Justice Scalia Uses an iPad, Justice Kagan a Kindle to Read Briefs

From the description provided for the below YouTube video:

In this excerpt from C-SPAN's interview with Associate Supreme Court Justice Elena Kagan (airing Sunday, December 19 at 6:30 p.m. ET on C-SPAN), Justice Kagan describes using an Amazon Kindle to read briefs. Included in her comments, "I have a Kindle that my briefs are on. You know I saw Justice Scalia, he said that he had them on an iPad and I thought, huh, maybe I should have them on an iPad. But mine are on a Kindle and I also of course you know sometimes truck them around just on hard copy. So I do both."

Hat tip to OSU Law Prof Douglas Berman's post, Supreme Court Justices are now doing work on iPads and Kindles, when will law students? In his post, Berman writes:

When traveling to speak at various conferences, I have noticed more and more lawyers with iPads and other e-readers.

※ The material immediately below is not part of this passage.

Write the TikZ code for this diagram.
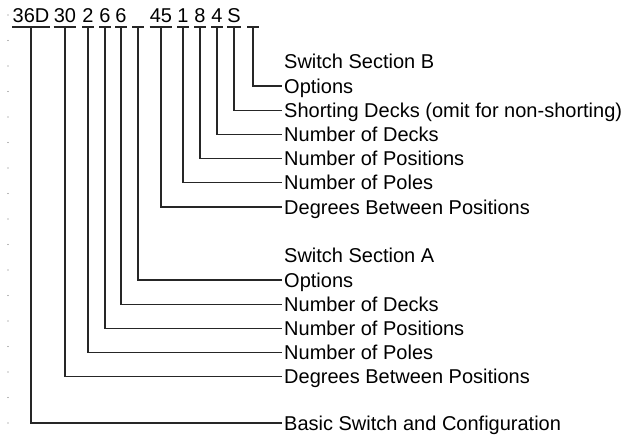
\documentclass[tikz,border=0pt]{standalone}
\usepackage{fontspec}
\setmainfont{Liberation Sans}
\begin{document}
\begin{tikzpicture}[x=1pt,y=-1pt,
	font=\fontsize{20}{24}\selectfont,
	code/.style={anchor=south, inner xsep=0pt, inner ysep=4pt, text height=14.3pt, text depth=0pt},
	txt/.style={anchor=west, inner xsep=2pt, inner ysep=0pt, text height=14.3pt, text depth=0pt},
	wire/.style={line width=1.3pt, draw=black!85}]
	\useasboundingbox (0,0) rectangle (621,434);
	% margin ticks
	\foreach \k in {0,...,16}
		\fill[black!55] (8,15+25.5*\k) circle (0.6);
	% part number
	\node[code] (CA) at (31,27) {36D};
	\node[code] (CB) at (65,27) {30};
	\node[code] (CC) at (88,27) {2};
	\node[code] (CD) at (105,27) {6};
	\node[code] (CE) at (121,27) {6};
	\node[code] (CF) at (138,27) {\phantom{0}};
	\node[code] (CG) at (161,27) {45};
	\node[code] (CH) at (183,27) {1};
	\node[code] (CI) at (200,27) {8};
	\node[code] (CJ) at (217,27) {4};
	\node[code] (CK) at (234,27) {S};
	\node[code] (CL) at (253,27) {\phantom{0}};
	% section B
	\node[txt] (HB) at (282,61.5) {Switch Section B};
	\node[txt] (LL) at (282,86) {Options};
	\node[txt] (LK) at (282,110.2) {Shorting Decks (omit for non-shorting)};
	\node[txt] (LJ) at (282,134.4) {Number of Decks};
	\node[txt] (LI) at (282,158.6) {Number of Positions};
	\node[txt] (LH) at (282,182.8) {Number of Poles};
	\node[txt] (LG) at (282,207) {Degrees Between Positions};
	% section A
	\node[txt] (HA) at (282,255) {Switch Section A};
	\node[txt] (LF) at (282,280) {Options};
	\node[txt] (LE) at (282,304.2) {Number of Decks};
	\node[txt] (LD) at (282,328.4) {Number of Positions};
	\node[txt] (LC) at (282,352.6) {Number of Poles};
	\node[txt] (LB) at (282,376.8) {Degrees Between Positions};
	\node[txt] (LA) at (282,423) {Basic Switch and Configuration};
	
	\draw[wire] (CA.south west)--(CA.south east);
	\draw[wire] (CB.south west)--(CB.south east);
	\draw[wire] (CC.south west)--(CC.south east);
	\draw[wire] (CD.south west)--(CD.south east);
	\draw[wire] (CE.south west)--(CE.south east);
	\draw[wire] (CF.south west)--(CF.south east);
	\draw[wire] (CG.south west)--(CG.south east);
	\draw[wire] (CH.south west)--(CH.south east);
	\draw[wire] (CI.south west)--(CI.south east);
	\draw[wire] (CJ.south west)--(CJ.south east);
	\draw[wire] (CK.south west)--(CK.south east);
	\draw[wire] (CL.south west)--(CL.south east);
	
	\draw[wire] (CA.south) |- (LA.west);
	\draw[wire] (CB.south) |- (LB.west);
	\draw[wire] (CC.south) |- (LC.west);
	\draw[wire] (CD.south) |- (LD.west);
	\draw[wire] (CE.south) |- (LE.west);
	\draw[wire] (CF.south) |- (LF.west);
	\draw[wire] (CG.south) |- (LG.west);
	\draw[wire] (CH.south) |- (LH.west);
	\draw[wire] (CI.south) |- (LI.west);
	\draw[wire] (CJ.south) |- (LJ.west);
	\draw[wire] (CK.south) |- (LK.west);
	\draw[wire] (CL.south) |- (LL.west);
\end{tikzpicture}
\end{document}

I expect that buzz about the Justices reading briefs on e-readers might add even more juice to the on-going digital revolution in the collection and distribution of legal materials.  And if law schools do not get with the program soon, I fear we will be doing even worse than usual in training the next generation of lawyers.

[Emphasis added.]

See also Brian Malcom's A Supreme Decision: iPad v. Kindle on Young Lawyers Blog ("Imagine all the trees the federal courts could save if they went entirely paperless.") [JH]

December 16, 2010 in Courts, Information Technology, Law School News & Views | Permalink

Comments

Is the fear that law schools are not properly training young lawyers to take advantage of emerging technologies, or that the use of emerging technologies will hinder the development of legal writing skills?